V. The sexual morals of this movie outside their use of rape as metaphor for rule dont sit quite right with me. Salò has a profoundly sex-negative cast and I can't really say I think there's any way to not have written this movie in a sex-negative-casting sort of way but I don't really like that the victims are all generally sexless beings but the villains are either debauched gay or bisexual men and their collaborators, debauched gay or bisexual men and the sex workers who they've hired to teach their victims to be better at sex. I also think it wouldve spoiled the message weirdly to have gone out of itsway to be sex-positive while also using rape as a metaphor for fascist rule. But i also particularly do not care for the positioning of gay men and sex workers on the side of fascism, because that's not correct and historically and currently dangerous.

VI. Incisive comment on fascism, in my opinion.
Cuts neatly to how I feel about watching the situation in Gaza.
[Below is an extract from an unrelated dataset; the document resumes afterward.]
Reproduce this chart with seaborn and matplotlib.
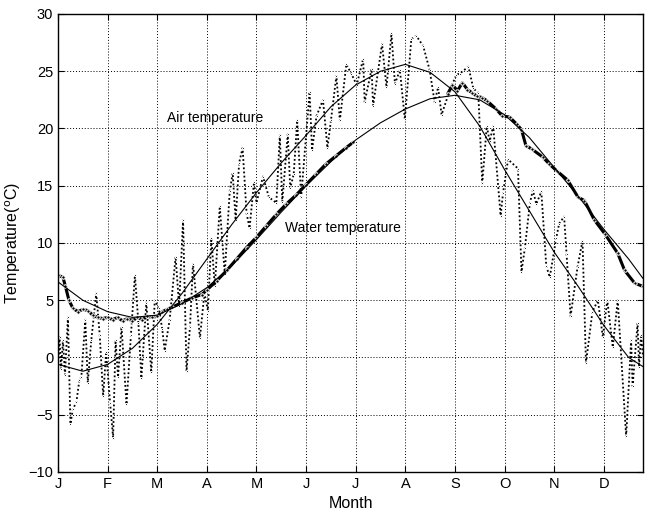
import matplotlib
matplotlib.use("Agg")
import matplotlib.pyplot as plt
import seaborn as sns
import pandas as pd

# ---- data (months since 1 Jan, temperature in deg C) ----
month_labels = ["J", "F", "M", "A", "M", "J", "J", "A", "S", "O", "N", "D"]
y_ticks = [-10, -5, 0, 5, 10, 15, 20, 25, 30]

air_month = [0.00, 0.03, 0.06, 0.10, 0.14, 0.20, 0.25, 0.30, 0.37, 0.43, 0.47, 0.55, 0.60, 0.67,
             0.77, 0.84, 0.91, 0.97, 1.05, 1.11, 1.16, 1.21, 1.28, 1.38, 1.47, 1.55, 1.62, 1.68,
             1.78, 1.88, 1.95, 2.03, 2.10, 2.15, 2.25, 2.37, 2.44, 2.52, 2.59, 2.66, 2.72, 2.86,
             2.95, 3.02, 3.09, 3.16, 3.26, 3.36, 3.46, 3.52, 3.58, 3.65, 3.72, 3.80, 3.86, 3.95,
             4.00, 4.13, 4.25, 4.40, 4.47, 4.52, 4.63, 4.68, 4.75, 4.82, 4.90, 5.07, 5.12, 5.21,
             5.34, 5.43, 5.50, 5.61, 5.68, 5.81, 5.91, 6.02, 6.15, 6.18, 6.32, 6.35, 6.53, 6.62,
             6.72, 6.79, 6.89, 6.99, 7.12, 7.22, 7.36, 7.49, 7.59, 7.66, 7.73, 7.90, 8.03, 8.10,
             8.27, 8.37, 8.47, 8.55, 8.64, 8.70, 8.77, 8.92, 8.97, 9.07, 9.27, 9.34, 9.41, 9.51,
             9.57, 9.64, 9.74, 9.84, 9.91, 10.04, 10.10, 10.20, 10.25, 10.33, 10.47, 10.57, 10.64,
             10.77, 10.88, 10.98, 11.07, 11.18, 11.28, 11.45, 11.55, 11.58, 11.68, 11.71, 11.75, 11.79]
air_temp = [-0.5, 1.8, -1.0, 1.5, -1.5, 3.5, -5.8, -4.5, -3.9, -2.0, -1.7, 3.3, -2.2, 1.5,
            5.6, 2.0, -3.4, 0.5, -4.0, -7.0, 1.5, -1.7, 2.7, -4.1, 2.0, 7.2, 3.0, -1.8,
            4.8, -1.3, 5.0, 4.3, 2.5, 0.6, 3.3, 8.8, 4.5, 12.0, -1.2, 2.7, 8.2, 1.7,
            5.6, 4.1, 10.4, 6.2, 13.2, 7.3, 14.5, 16.1, 12.0, 17.0, 18.3, 12.6, 11.3, 15.3,
            13.5, 15.8, 14.0, 13.5, 19.4, 13.6, 19.5, 14.8, 16.0, 20.7, 14.0, 23.2, 18.1, 21.1,
            22.5, 18.3, 20.7, 24.6, 20.7, 25.6, 24.8, 23.8, 26.1, 22.3, 25.2, 22.0, 27.4, 23.6,
            28.3, 23.9, 25.1, 20.8, 27.8, 28.1, 27.2, 25.1, 22.3, 23.6, 21.2, 23.4, 24.7, 24.8,
            25.4, 23.5, 23.1, 15.2, 20.2, 18.9, 20.2, 12.4, 14.4, 17.3, 16.5, 7.5, 9.6, 13.5,
            14.6, 13.4, 14.5, 8.0, 7.0, 10.4, 11.7, 12.3, 9.0, 3.6, 7.9, 10.2, -0.5,
            4.0, 5.0, 1.8, 5.0, 0.9, 5.0, -6.9, 1.5, -2.5, 3.0, -0.8, 2.0, 0.0]

water_month = [0.00, 0.10, 0.15, 0.22, 0.30, 0.40, 0.50, 0.60, 0.70, 0.80, 0.90, 1.00, 1.10,
               1.20, 1.30, 1.40, 1.50, 1.60, 1.70, 1.80, 1.90, 2.00, 2.10, 2.20, 2.30, 2.50,
               2.70, 2.90, 3.00, 3.20, 3.40, 3.60, 3.80, 4.00, 4.20, 4.40, 4.60, 4.80, 5.00,
               5.20, 5.40, 5.60, 5.80, 5.95]
water_temp = [7.2, 7.0, 6.2, 5.0, 4.3, 4.0, 4.2, 4.1, 3.7, 3.5, 3.4, 3.5, 3.3,
              3.5, 3.2, 3.4, 3.2, 3.5, 3.3, 3.6, 3.5, 3.6, 4.0, 4.2, 4.4, 4.8,
              5.2, 5.5, 5.9, 6.7, 7.6, 8.6, 9.6, 10.5, 11.5, 12.5, 13.4, 14.2, 15.1,
              16.0, 16.9, 17.6, 18.3, 18.8]
water2_month = [7.85, 7.95, 8.05, 8.15, 8.25, 8.35, 8.45, 8.55, 8.65, 8.83, 8.95, 9.10,
                9.24, 9.34, 9.43, 9.55, 9.77, 9.90, 10.05, 10.27, 10.48, 10.61, 10.81,
                11.02, 11.28, 11.42, 11.62, 11.79]
water2_temp = [23.0, 23.8, 23.3, 24.0, 23.4, 23.1, 22.8, 22.7, 22.4, 21.7, 21.1, 21.0,
               20.4, 19.9, 18.5, 18.2, 17.5, 16.9, 16.3, 15.5, 14.0, 13.7, 12.0,
               10.8, 9.1, 7.6, 6.5, 6.2]

fit_month = [0.0, 0.5, 1.0, 1.5, 2.0, 2.5, 3.0, 3.5, 4.0, 4.5, 5.0, 5.5, 6.0,
             6.5, 7.0, 7.5, 8.0, 8.5, 9.0, 9.5, 10.0, 10.5, 11.0, 11.5, 11.79]
air_fit = [-0.6, -1.2, -0.6, 0.8, 2.9, 5.6, 8.6, 11.6, 14.4, 17.0, 19.4, 21.9, 23.8,
           25.0, 25.6, 24.9, 23.2, 20.2, 16.4, 12.8, 9.2, 6.1, 2.8, 0.0, -0.8]
water_fit = [6.6, 5.0, 4.0, 3.5, 3.7, 4.7, 6.1, 8.0, 10.3, 12.7, 15.0, 17.1, 19.0,
             20.5, 21.7, 22.6, 22.9, 22.5, 21.2, 19.2, 16.6, 14.0, 11.2, 8.6, 6.9]

# ---- plotting ----
sns.set_theme(style="white")
plt.rcParams["font.family"] = ["Liberation Sans", "DejaVu Sans"]

fig = plt.figure(figsize=(6.49, 5.16), dpi=100)
ax = fig.add_axes([0.0894, 0.0853, 0.9014, 0.8876])

air_df = pd.DataFrame({"m": air_month, "t": air_temp})
w1 = pd.DataFrame({"m": water_month, "t": water_temp})
w2 = pd.DataFrame({"m": water2_month, "t": water2_temp})
fit_df = pd.DataFrame({"m": fit_month, "air": air_fit, "water": water_fit})

sns.lineplot(data=air_df, x="m", y="t", ax=ax, color="black", lw=1.3, linestyle=(0, (1, 1.3)),
             marker=".", markersize=3, estimator=None, sort=False)
for d in (w1, w2):
    sns.lineplot(data=d, x="m", y="t", ax=ax, color="black", lw=2.2,
                 marker="o", markersize=2.5, estimator=None, sort=False)
sns.lineplot(data=fit_df, x="m", y="air", ax=ax, color="black", lw=0.8, estimator=None)
sns.lineplot(data=fit_df, x="m", y="water", ax=ax, color="black", lw=0.8, estimator=None)

ax.set_xlim(0, 11.79)
ax.set_ylim(-10, 30)
ax.set_xticks(range(12))
ax.set_xticklabels(month_labels)
ax.set_yticks(y_ticks)
ax.grid(True, color="black", linestyle=(0, (1, 2)), linewidth=0.7)
for s in ax.spines.values():
    s.set_color("black")
    s.set_linewidth(1.0)
ax.tick_params(direction="in", length=4, colors="black", labelsize=10.5, width=0.8,
               top=True, right=True, left=True, bottom=True, labeltop=False, labelright=False)
ax.set_xlabel("Month", fontsize=11.5, color="black")
ax.set_ylabel("Temperature($^{\\rm o}$C)", fontsize=11.5, color="black")

ax.text(3.16, 20.9, "Air temperature", fontsize=10, ha="center", va="center", color="black")
ax.text(5.75, 11.3, "Water temperature", fontsize=10, ha="center", va="center", color="black")

fig.savefig("out.png", dpi=100, facecolor="white")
I feel like a collaborator :( Bodies are a commodity to the ruler and they will find any form of debasement they can to prove they can debase you, unless you are a collaborator, in which case you are kept carefully in line by the promise that you could always be a body instead.

VII. It's interesting that the characters are frequently given an appearance of dignity but themes of debasement are also common throughout the entire film so it makes sense - that allows us to see when the characters have 'recovered face' and therefore can be debased a second time.

VIII. God that movie was brutal.

IV. God that movie was hot. How the hell did they make their actors look like that? Half of them could've crawled out of a painting of St. Sebastien or something/

V. The film, frming, soundtrack, etc is a masterpiece. The cinematography is absolutely drop-dead gorgeous and in places looks like Baroque art. The audio is very sparse - it had to be entirely done in post - and the choice to leave hollow background noise instad of adding music places makes scenes where someone is like sobbing their heart out for three minutes straight really impactful! And I just adore the look of old film.